My friend Christina and I were discussing this over an afternoon coffee. We wondered, at what point do these guys decide that they are going to GANG RAPE. I can imagine one starting to tease, the other crossing the line to physically touching. But is there a silent nod, a secret handshake, a longing desire, to one-by-one rape this trembling, bleeding, screaming girl? Because she took the bus. Because she sat with a guy who might not be her brother, father or husband. Because, maybe, she has a better deal in life than you.
I know rape is as mental an act as it is physical. When I was interning in DC I became obsessed with a book about rape called ‘Against our Will’ that I’d bought in one of those street book-sales. It talked about how rape was the final nail after soldiers won the war, how it was a way to mentally defeat your opponent by saying ‘here, I just raped YOUR woman, you have lost’. It’s the first time I learnt that concept and I was horrified. I feel like its extended to some version of – you are not as independent as you think you are, because I can rape you and finish you any time I feel. We don’t need to have names, or histories. We just need to have lives.

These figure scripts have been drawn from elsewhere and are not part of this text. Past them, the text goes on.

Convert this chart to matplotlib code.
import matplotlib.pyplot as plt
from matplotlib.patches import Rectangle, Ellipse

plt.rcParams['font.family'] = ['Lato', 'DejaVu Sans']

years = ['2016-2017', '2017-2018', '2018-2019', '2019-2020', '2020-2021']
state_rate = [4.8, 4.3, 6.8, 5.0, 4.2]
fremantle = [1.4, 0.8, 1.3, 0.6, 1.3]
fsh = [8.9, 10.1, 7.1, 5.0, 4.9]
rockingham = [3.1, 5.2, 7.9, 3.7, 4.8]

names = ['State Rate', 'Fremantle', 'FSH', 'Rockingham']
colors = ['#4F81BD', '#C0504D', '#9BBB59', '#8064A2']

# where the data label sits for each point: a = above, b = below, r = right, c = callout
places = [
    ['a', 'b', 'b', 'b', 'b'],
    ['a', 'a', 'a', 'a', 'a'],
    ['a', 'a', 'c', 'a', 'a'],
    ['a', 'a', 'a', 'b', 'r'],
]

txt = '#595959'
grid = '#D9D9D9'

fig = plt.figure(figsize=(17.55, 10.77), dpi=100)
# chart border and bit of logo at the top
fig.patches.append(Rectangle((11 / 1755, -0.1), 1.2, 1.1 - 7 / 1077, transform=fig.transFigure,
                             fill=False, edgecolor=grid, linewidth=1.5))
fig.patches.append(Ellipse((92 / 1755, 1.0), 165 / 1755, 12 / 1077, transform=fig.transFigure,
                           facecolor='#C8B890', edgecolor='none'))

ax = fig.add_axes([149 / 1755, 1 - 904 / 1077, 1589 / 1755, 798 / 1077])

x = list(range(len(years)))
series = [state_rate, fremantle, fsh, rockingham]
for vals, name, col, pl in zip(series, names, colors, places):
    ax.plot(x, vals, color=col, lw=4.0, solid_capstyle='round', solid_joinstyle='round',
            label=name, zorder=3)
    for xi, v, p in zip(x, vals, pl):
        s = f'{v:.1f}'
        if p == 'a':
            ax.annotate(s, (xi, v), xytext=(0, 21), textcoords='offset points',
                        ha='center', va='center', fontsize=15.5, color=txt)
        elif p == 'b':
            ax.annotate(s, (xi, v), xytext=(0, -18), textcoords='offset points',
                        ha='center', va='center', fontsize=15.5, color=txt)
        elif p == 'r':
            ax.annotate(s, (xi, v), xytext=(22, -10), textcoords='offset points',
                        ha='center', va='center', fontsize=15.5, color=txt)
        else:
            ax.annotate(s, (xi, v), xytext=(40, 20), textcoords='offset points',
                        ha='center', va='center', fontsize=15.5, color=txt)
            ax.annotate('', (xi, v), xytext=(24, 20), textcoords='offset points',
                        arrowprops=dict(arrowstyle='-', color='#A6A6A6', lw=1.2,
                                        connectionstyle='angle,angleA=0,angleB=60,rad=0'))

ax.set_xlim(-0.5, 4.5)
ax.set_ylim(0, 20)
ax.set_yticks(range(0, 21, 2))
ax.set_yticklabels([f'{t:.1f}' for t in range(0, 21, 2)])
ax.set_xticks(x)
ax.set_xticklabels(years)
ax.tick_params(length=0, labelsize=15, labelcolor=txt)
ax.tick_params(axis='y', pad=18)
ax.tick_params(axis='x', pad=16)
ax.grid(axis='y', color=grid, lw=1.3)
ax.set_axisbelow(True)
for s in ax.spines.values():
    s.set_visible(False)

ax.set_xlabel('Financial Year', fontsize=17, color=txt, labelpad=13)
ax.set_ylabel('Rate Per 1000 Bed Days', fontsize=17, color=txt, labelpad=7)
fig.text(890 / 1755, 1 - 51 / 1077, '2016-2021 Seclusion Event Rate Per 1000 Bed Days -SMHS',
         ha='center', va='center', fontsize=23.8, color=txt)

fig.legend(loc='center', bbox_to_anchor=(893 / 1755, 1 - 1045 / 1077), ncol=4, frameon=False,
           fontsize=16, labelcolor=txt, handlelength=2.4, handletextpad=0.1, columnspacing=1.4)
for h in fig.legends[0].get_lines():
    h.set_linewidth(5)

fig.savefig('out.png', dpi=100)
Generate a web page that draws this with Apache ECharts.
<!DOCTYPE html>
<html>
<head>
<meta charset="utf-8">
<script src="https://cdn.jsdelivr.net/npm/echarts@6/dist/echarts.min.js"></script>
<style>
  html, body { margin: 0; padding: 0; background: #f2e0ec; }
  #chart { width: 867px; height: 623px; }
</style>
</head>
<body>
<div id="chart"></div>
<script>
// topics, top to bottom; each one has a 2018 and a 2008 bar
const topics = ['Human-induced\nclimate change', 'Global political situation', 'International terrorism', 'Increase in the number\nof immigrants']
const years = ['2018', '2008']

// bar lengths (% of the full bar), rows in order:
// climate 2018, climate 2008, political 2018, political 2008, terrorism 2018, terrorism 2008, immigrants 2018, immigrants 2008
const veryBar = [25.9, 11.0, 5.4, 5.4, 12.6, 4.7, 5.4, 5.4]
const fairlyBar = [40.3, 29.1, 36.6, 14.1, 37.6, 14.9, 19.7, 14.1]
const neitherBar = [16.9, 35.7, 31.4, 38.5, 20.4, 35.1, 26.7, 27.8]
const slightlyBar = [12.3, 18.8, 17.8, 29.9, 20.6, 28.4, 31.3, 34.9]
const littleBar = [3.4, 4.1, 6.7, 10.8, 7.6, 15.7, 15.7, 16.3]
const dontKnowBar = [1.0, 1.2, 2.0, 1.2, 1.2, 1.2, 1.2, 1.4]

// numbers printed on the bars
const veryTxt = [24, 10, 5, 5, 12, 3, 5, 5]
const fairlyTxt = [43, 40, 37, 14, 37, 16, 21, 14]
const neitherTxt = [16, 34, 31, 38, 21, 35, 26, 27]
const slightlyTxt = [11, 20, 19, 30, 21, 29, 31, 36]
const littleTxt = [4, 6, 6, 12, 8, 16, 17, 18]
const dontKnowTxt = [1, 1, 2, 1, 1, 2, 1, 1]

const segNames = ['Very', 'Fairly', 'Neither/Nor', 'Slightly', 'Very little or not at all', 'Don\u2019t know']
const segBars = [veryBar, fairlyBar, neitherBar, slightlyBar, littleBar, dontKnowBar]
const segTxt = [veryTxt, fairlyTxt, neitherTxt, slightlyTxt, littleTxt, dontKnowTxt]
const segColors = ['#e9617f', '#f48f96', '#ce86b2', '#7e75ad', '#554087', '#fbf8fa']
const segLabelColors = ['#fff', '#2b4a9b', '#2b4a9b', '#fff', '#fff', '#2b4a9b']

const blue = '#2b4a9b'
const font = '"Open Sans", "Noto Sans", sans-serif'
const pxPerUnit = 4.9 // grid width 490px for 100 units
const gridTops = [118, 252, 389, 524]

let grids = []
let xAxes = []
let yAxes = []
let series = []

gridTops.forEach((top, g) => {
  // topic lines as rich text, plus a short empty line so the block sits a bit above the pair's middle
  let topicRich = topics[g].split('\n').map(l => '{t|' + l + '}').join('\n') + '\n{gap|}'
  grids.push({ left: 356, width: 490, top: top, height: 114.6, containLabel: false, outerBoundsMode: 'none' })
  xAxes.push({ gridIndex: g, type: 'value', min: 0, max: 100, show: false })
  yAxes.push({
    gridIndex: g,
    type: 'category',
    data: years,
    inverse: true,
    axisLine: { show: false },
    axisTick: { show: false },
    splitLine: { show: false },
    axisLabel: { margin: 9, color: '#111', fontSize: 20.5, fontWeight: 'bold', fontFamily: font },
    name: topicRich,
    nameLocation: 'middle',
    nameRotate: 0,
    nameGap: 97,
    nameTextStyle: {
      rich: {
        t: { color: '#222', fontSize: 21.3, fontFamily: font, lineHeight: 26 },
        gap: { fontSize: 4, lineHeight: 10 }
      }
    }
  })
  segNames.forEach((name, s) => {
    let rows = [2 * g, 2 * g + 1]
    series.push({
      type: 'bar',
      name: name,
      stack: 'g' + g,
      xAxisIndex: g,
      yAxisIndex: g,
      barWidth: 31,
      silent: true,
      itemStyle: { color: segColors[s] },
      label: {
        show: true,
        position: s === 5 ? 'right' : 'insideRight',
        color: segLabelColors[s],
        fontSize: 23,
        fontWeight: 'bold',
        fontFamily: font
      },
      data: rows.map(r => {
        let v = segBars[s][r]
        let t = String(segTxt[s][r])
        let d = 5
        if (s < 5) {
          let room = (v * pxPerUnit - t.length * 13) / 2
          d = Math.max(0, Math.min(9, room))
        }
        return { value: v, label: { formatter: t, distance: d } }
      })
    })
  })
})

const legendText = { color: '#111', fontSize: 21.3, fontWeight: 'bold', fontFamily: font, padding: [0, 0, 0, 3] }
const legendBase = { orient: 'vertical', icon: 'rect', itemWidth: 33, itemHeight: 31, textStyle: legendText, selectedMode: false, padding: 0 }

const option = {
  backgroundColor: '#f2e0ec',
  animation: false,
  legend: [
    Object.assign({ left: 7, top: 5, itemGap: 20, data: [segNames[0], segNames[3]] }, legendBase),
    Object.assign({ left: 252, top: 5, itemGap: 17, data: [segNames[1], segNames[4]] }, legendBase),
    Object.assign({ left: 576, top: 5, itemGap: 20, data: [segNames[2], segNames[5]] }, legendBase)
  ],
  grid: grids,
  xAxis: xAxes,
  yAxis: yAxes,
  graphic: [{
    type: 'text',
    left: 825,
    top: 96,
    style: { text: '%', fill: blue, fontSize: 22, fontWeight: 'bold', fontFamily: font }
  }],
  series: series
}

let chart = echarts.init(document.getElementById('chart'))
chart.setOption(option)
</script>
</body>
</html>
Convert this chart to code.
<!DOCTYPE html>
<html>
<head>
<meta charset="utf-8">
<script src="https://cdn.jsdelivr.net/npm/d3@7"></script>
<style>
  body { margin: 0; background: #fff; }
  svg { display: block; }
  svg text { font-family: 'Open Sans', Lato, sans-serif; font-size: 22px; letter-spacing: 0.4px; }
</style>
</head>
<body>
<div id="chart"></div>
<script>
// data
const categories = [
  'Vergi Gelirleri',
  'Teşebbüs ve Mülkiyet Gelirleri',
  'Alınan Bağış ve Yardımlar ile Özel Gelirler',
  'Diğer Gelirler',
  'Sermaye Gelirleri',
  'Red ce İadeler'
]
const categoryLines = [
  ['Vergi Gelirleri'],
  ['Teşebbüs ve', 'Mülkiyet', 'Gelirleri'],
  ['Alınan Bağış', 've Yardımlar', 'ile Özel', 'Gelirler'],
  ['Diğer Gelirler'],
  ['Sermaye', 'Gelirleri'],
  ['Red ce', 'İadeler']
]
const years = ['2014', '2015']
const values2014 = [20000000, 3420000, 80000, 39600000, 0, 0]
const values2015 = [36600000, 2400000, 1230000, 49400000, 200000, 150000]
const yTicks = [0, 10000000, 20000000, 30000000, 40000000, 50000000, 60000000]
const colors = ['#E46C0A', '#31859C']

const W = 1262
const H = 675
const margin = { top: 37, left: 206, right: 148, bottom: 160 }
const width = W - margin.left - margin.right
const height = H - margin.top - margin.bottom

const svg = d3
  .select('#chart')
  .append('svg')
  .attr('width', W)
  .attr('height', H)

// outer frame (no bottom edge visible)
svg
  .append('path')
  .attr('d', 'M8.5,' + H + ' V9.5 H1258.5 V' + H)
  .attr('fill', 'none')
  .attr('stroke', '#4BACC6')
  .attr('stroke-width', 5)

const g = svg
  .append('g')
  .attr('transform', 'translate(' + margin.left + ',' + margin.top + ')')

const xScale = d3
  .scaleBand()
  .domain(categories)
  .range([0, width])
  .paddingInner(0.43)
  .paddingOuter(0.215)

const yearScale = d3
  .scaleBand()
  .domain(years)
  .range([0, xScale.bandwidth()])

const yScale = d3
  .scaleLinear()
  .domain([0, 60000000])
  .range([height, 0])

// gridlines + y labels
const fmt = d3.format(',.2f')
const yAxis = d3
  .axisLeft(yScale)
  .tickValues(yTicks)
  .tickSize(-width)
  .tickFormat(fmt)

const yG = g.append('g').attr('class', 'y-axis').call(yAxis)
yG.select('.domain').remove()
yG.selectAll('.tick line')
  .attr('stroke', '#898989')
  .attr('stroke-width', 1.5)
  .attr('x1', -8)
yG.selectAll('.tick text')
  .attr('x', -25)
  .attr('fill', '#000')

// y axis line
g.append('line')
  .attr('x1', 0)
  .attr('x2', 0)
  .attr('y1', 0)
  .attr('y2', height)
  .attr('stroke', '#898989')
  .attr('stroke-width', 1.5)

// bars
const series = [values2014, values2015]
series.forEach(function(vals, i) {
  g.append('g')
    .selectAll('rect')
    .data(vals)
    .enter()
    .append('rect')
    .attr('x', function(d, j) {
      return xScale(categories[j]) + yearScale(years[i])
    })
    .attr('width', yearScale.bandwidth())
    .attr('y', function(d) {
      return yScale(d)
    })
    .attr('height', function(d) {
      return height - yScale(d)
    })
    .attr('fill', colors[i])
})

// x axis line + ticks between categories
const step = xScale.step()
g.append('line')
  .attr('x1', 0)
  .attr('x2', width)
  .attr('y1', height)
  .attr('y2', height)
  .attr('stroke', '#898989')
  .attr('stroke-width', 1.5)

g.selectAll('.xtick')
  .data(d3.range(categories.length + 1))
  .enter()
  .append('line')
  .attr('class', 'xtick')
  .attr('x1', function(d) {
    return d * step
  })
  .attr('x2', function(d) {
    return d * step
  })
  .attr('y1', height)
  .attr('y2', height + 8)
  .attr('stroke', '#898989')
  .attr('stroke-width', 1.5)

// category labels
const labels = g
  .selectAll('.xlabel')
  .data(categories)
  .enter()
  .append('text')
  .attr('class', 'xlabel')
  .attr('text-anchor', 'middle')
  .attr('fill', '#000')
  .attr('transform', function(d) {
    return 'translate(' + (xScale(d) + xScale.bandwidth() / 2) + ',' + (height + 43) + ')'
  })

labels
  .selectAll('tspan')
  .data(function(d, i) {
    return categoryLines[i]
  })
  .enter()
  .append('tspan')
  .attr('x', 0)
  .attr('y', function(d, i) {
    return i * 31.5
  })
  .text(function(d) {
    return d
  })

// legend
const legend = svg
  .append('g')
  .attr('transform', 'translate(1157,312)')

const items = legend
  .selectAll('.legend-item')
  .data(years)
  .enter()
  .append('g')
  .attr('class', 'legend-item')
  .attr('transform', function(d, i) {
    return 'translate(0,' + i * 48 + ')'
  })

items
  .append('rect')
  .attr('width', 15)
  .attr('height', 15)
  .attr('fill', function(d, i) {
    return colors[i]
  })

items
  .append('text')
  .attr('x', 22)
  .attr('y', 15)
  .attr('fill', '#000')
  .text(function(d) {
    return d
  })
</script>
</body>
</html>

So what am I going to do about this in my daily life? I’m GOING to continue to have one. I might carry mace and a few select numbers on speed dial, but I will not be scared into submission. And on YOUR part, I hope you do the same. And on OUR part, we have to demand better policies, better protection, better justice.
Where are the feminists? I see an election platform for 2014 coming up.
We are going to TAKE BACK THE NIGHT.